PROBLEM REQUIREMENTS:
Retype the records below exactly as they appear, but leave out any pictures.

MATERIALS PROVIDED:
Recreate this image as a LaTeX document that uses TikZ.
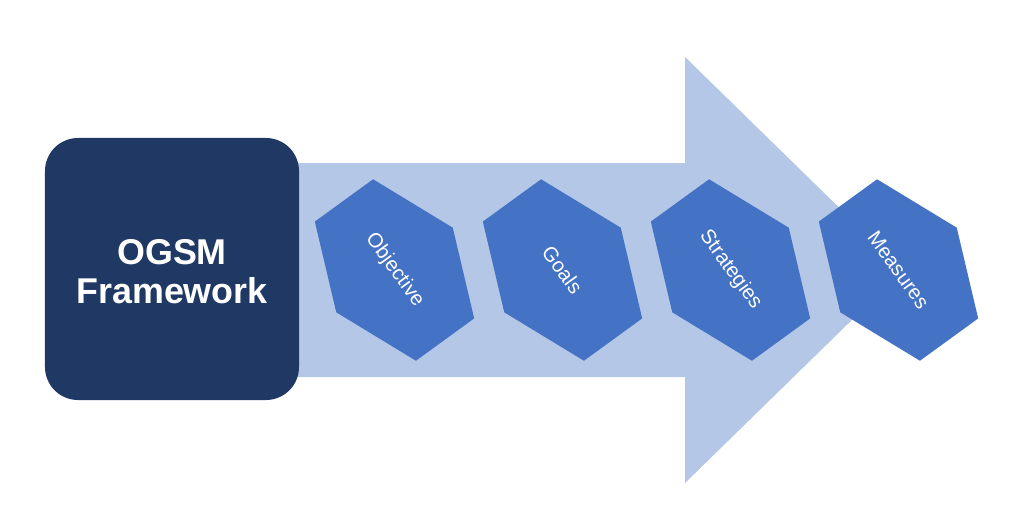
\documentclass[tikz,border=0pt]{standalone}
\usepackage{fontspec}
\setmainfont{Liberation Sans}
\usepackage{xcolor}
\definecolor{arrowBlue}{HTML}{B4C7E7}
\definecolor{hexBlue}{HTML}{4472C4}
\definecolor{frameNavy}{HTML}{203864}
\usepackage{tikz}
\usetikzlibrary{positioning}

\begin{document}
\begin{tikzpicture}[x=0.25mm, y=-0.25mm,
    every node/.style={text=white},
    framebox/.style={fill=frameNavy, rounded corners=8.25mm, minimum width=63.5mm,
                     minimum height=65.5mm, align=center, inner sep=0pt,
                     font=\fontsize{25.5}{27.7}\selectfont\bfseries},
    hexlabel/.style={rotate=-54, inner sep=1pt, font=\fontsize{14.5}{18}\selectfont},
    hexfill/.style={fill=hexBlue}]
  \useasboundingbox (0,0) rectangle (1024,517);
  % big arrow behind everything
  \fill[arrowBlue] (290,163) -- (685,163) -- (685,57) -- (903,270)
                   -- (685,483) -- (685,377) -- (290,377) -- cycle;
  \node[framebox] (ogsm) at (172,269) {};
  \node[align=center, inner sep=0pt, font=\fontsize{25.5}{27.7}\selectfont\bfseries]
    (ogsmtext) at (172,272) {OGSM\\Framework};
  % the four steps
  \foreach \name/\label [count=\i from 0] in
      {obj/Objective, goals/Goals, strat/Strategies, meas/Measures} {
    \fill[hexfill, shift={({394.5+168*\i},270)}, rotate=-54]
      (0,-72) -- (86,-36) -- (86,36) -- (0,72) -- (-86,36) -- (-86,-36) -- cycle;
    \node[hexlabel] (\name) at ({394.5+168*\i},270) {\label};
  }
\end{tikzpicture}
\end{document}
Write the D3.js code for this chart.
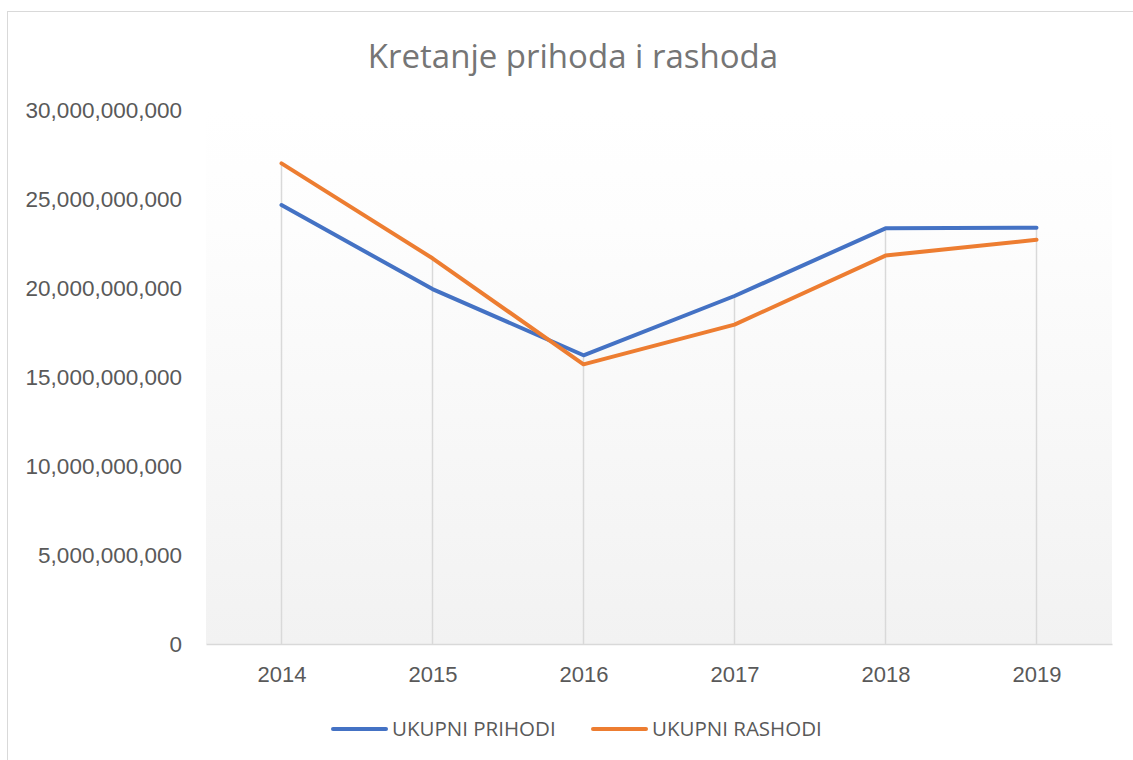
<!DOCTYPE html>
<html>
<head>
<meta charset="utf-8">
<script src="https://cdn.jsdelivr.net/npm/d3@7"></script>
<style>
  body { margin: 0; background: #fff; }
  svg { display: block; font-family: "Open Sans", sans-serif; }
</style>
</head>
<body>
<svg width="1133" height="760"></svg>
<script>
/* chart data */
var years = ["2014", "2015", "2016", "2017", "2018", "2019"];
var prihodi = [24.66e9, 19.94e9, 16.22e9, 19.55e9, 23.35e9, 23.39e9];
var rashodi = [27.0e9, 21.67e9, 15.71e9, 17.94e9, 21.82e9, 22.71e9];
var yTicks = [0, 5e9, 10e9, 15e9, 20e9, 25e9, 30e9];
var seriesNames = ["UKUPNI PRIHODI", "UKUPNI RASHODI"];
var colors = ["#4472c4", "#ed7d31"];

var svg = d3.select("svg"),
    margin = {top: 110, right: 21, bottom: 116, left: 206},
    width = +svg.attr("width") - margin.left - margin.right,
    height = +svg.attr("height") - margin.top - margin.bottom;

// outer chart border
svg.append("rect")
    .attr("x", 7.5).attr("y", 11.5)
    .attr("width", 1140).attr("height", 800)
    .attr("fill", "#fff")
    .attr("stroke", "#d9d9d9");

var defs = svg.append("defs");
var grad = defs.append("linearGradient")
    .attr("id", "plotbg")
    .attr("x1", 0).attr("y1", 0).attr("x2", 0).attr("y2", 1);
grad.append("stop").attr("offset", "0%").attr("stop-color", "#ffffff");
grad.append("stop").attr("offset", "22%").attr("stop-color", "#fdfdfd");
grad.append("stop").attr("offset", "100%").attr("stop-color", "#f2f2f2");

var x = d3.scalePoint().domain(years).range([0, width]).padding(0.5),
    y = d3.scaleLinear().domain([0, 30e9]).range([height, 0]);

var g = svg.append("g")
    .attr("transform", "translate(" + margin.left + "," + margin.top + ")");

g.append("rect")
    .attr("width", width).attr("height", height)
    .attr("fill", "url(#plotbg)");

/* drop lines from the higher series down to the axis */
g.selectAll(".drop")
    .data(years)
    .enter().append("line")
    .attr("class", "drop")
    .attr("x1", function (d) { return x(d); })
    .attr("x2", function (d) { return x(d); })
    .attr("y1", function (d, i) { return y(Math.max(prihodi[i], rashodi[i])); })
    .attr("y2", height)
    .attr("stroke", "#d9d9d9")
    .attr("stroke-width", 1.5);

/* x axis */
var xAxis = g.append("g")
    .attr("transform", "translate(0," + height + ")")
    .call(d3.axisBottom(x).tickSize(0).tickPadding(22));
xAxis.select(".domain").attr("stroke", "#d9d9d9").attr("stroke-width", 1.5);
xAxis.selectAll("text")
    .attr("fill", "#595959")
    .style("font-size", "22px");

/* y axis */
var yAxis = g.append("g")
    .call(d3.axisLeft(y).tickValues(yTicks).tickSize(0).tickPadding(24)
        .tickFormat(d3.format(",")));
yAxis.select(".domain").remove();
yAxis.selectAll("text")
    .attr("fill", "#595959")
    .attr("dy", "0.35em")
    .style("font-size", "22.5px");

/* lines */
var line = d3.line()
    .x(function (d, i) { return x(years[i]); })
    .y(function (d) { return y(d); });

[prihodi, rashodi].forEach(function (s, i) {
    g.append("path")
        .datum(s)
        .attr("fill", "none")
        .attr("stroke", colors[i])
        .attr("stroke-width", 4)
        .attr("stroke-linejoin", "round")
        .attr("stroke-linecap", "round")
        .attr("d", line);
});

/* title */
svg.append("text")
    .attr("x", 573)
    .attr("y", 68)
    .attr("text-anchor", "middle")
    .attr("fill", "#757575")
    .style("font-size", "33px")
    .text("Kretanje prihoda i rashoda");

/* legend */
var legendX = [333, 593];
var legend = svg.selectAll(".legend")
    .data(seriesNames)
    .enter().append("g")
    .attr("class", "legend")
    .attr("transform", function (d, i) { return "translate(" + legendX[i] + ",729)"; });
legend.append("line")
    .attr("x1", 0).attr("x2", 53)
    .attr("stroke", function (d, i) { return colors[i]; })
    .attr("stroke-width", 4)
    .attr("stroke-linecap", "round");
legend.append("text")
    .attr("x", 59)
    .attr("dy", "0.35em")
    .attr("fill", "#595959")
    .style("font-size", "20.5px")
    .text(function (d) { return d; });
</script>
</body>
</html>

EXPECTED OUTPUT:
Recreate this image as a LaTeX document that uses TikZ.
\documentclass[tikz,border=0pt]{standalone}
\usepackage{fontspec}
\setmainfont{Liberation Sans}
\usepackage{xcolor}
\definecolor{arrowBlue}{HTML}{B4C7E7}
\definecolor{hexBlue}{HTML}{4472C4}
\definecolor{frameNavy}{HTML}{203864}
\usepackage{tikz}
\usetikzlibrary{positioning}

\begin{document}
\begin{tikzpicture}[x=0.25mm, y=-0.25mm,
    every node/.style={text=white},
    framebox/.style={fill=frameNavy, rounded corners=8.25mm, minimum width=63.5mm,
                     minimum height=65.5mm, align=center, inner sep=0pt,
                     font=\fontsize{25.5}{27.7}\selectfont\bfseries},
    hexlabel/.style={rotate=-54, inner sep=1pt, font=\fontsize{14.5}{18}\selectfont},
    hexfill/.style={fill=hexBlue}]
  \useasboundingbox (0,0) rectangle (1024,517);
  % big arrow behind everything
  \fill[arrowBlue] (290,163) -- (685,163) -- (685,57) -- (903,270)
                   -- (685,483) -- (685,377) -- (290,377) -- cycle;
  \node[framebox] (ogsm) at (172,269) {};
  \node[align=center, inner sep=0pt, font=\fontsize{25.5}{27.7}\selectfont\bfseries]
    (ogsmtext) at (172,272) {OGSM\\Framework};
  % the four steps
  \foreach \name/\label [count=\i from 0] in
      {obj/Objective, goals/Goals, strat/Strategies, meas/Measures} {
    \fill[hexfill, shift={({394.5+168*\i},270)}, rotate=-54]
      (0,-72) -- (86,-36) -- (86,36) -- (0,72) -- (-86,36) -- (-86,-36) -- cycle;
    \node[hexlabel] (\name) at ({394.5+168*\i},270) {\label};
  }
\end{tikzpicture}
\end{document}
Write the D3.js code for this chart.
<!DOCTYPE html>
<html>
<head>
<meta charset="utf-8">
<script src="https://cdn.jsdelivr.net/npm/d3@7"></script>
<style>
  body { margin: 0; background: #fff; }
  svg { display: block; font-family: "Open Sans", sans-serif; }
</style>
</head>
<body>
<svg width="1133" height="760"></svg>
<script>
/* chart data */
var years = ["2014", "2015", "2016", "2017", "2018", "2019"];
var prihodi = [24.66e9, 19.94e9, 16.22e9, 19.55e9, 23.35e9, 23.39e9];
var rashodi = [27.0e9, 21.67e9, 15.71e9, 17.94e9, 21.82e9, 22.71e9];
var yTicks = [0, 5e9, 10e9, 15e9, 20e9, 25e9, 30e9];
var seriesNames = ["UKUPNI PRIHODI", "UKUPNI RASHODI"];
var colors = ["#4472c4", "#ed7d31"];

var svg = d3.select("svg"),
    margin = {top: 110, right: 21, bottom: 116, left: 206},
    width = +svg.attr("width") - margin.left - margin.right,
    height = +svg.attr("height") - margin.top - margin.bottom;

// outer chart border
svg.append("rect")
    .attr("x", 7.5).attr("y", 11.5)
    .attr("width", 1140).attr("height", 800)
    .attr("fill", "#fff")
    .attr("stroke", "#d9d9d9");

var defs = svg.append("defs");
var grad = defs.append("linearGradient")
    .attr("id", "plotbg")
    .attr("x1", 0).attr("y1", 0).attr("x2", 0).attr("y2", 1);
grad.append("stop").attr("offset", "0%").attr("stop-color", "#ffffff");
grad.append("stop").attr("offset", "22%").attr("stop-color", "#fdfdfd");
grad.append("stop").attr("offset", "100%").attr("stop-color", "#f2f2f2");

var x = d3.scalePoint().domain(years).range([0, width]).padding(0.5),
    y = d3.scaleLinear().domain([0, 30e9]).range([height, 0]);

var g = svg.append("g")
    .attr("transform", "translate(" + margin.left + "," + margin.top + ")");

g.append("rect")
    .attr("width", width).attr("height", height)
    .attr("fill", "url(#plotbg)");

/* drop lines from the higher series down to the axis */
g.selectAll(".drop")
    .data(years)
    .enter().append("line")
    .attr("class", "drop")
    .attr("x1", function (d) { return x(d); })
    .attr("x2", function (d) { return x(d); })
    .attr("y1", function (d, i) { return y(Math.max(prihodi[i], rashodi[i])); })
    .attr("y2", height)
    .attr("stroke", "#d9d9d9")
    .attr("stroke-width", 1.5);

/* x axis */
var xAxis = g.append("g")
    .attr("transform", "translate(0," + height + ")")
    .call(d3.axisBottom(x).tickSize(0).tickPadding(22));
xAxis.select(".domain").attr("stroke", "#d9d9d9").attr("stroke-width", 1.5);
xAxis.selectAll("text")
    .attr("fill", "#595959")
    .style("font-size", "22px");

/* y axis */
var yAxis = g.append("g")
    .call(d3.axisLeft(y).tickValues(yTicks).tickSize(0).tickPadding(24)
        .tickFormat(d3.format(",")));
yAxis.select(".domain").remove();
yAxis.selectAll("text")
    .attr("fill", "#595959")
    .attr("dy", "0.35em")
    .style("font-size", "22.5px");

/* lines */
var line = d3.line()
    .x(function (d, i) { return x(years[i]); })
    .y(function (d) { return y(d); });

[prihodi, rashodi].forEach(function (s, i) {
    g.append("path")
        .datum(s)
        .attr("fill", "none")
        .attr("stroke", colors[i])
        .attr("stroke-width", 4)
        .attr("stroke-linejoin", "round")
        .attr("stroke-linecap", "round")
        .attr("d", line);
});

/* title */
svg.append("text")
    .attr("x", 573)
    .attr("y", 68)
    .attr("text-anchor", "middle")
    .attr("fill", "#757575")
    .style("font-size", "33px")
    .text("Kretanje prihoda i rashoda");

/* legend */
var legendX = [333, 593];
var legend = svg.selectAll(".legend")
    .data(seriesNames)
    .enter().append("g")
    .attr("class", "legend")
    .attr("transform", function (d, i) { return "translate(" + legendX[i] + ",729)"; });
legend.append("line")
    .attr("x1", 0).attr("x2", 53)
    .attr("stroke", function (d, i) { return colors[i]; })
    .attr("stroke-width", 4)
    .attr("stroke-linecap", "round");
legend.append("text")
    .attr("x", 59)
    .attr("dy", "0.35em")
    .attr("fill", "#595959")
    .style("font-size", "20.5px")
    .text(function (d) { return d; });
</script>
</body>
</html>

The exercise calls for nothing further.